O crescente número de casos mostra a desinformação dos pais sobre os riscos a que uma criança está sujeita dentro e fora de casa e, também, que os atos de violência podem ocorrer em qualquer idade. Além disso, em seu estudo, ela constatou que o fator socio econômico e a possibilidade de maior acesso à informação não eliminam os riscos de acidentes e de atos de violência: eles acontecem em qualquer classe social. Lúcia Helena aponta uma boa educação e o conhecimento das causas básicas que geram tantos acidentes como ações que minimizarão essa epidemia.

A prevenção dos acidentes é fácil e deve se tornar prioritária. No entanto, os números desses "acidentes" apontam para um crescente número de mortes e seqüelas graves. Dentre os principais fatores de risco de trauma infantil domiciliar destacam-se a utilização de móveis inapropriados; fiação elétrica desprotegida; brinquedos impróprios para a idade; fogões, fornos, panelas e talheres com fácil acesso; escadas sem proteção; e a presença da criança nos banheiros sem a devida vigilância. Soma-se a isso o descuido com armas de fogo e o comportamento violento de pessoas adultas que colocam em risco a saúde das crianças.

Cada idade tem o seu risco

A maioria dos acidentes ocorre porque se subestima a capacidade das crianças e se desconhecem as etapas de seu desenvolvimento psicomotor. Abaixo, as características que favorecem a ocorrência de acidentes em cada fase da vida infantil.

A idade frágil (de um a seis meses)

Nessa idade a criança pode começar a rolar, por isso não deve ser deixada sozinha em lugar alto. Berços, camas e sofás devem contar com grades de proteção.

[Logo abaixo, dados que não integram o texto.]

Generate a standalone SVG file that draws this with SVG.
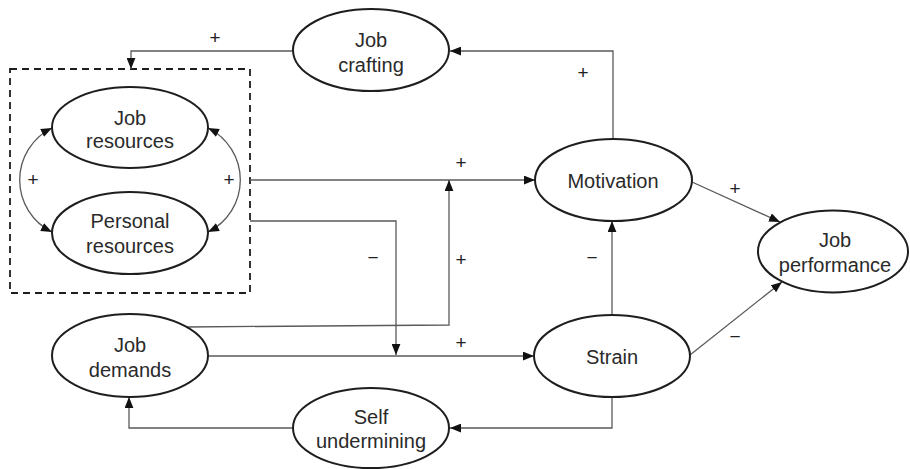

A idade da curiosidade (de sete a doze meses)

Agora a criança começa a "querer" ficar em pé, existindo a possibilidade do deslocamento do corpo no espaço. A maior preocupação é protegê-la contra as quedas.

A idade da aventura (de um a dois anos)

A idade em que a criança explora o mundo pelo rastejamento. Inicia a exploração de espaços e objetos domiciliares. Para sua segurança devemos manter grades nas janelas, portões no topo das escadas e telas bem fixadas.

A idade da independência (dois a três anos)

As experiências se ampliam com uma maior capacidade motora. Ela sobe nos móveis e começa a ter maior controle pessoal e a deslocar-se com mais desenvoltura. Ainda não tem noção do perigo. Como imita os pais, estes devem ensinar-lhe noções de segurança mostrando os perigos da rua.

A idade da experiência (três a cinco anos)

Nessa fase a criança começa a explorar a vizinhança e a andar fora de casa. Gosta de jogar bola, subir em árvores, andar em pequenas bicicletas. Os pais devem supervisionar o local em que ela brinca, removendo tudo que represente perigo. É uma boa idade para ensinar as regras de segurança e a maneira adequada de segurar os utensílios.

Por volta dos sete anos

A criança ainda tem alguma dificuldade sobre noções de distância e existe uma tendência à distração e ao comportamento imprevisível. Passa boa parte do tempo envolvida com brincadeiras ao ar livre, e, por conseqüência, mais tempo exposta a um possível trauma.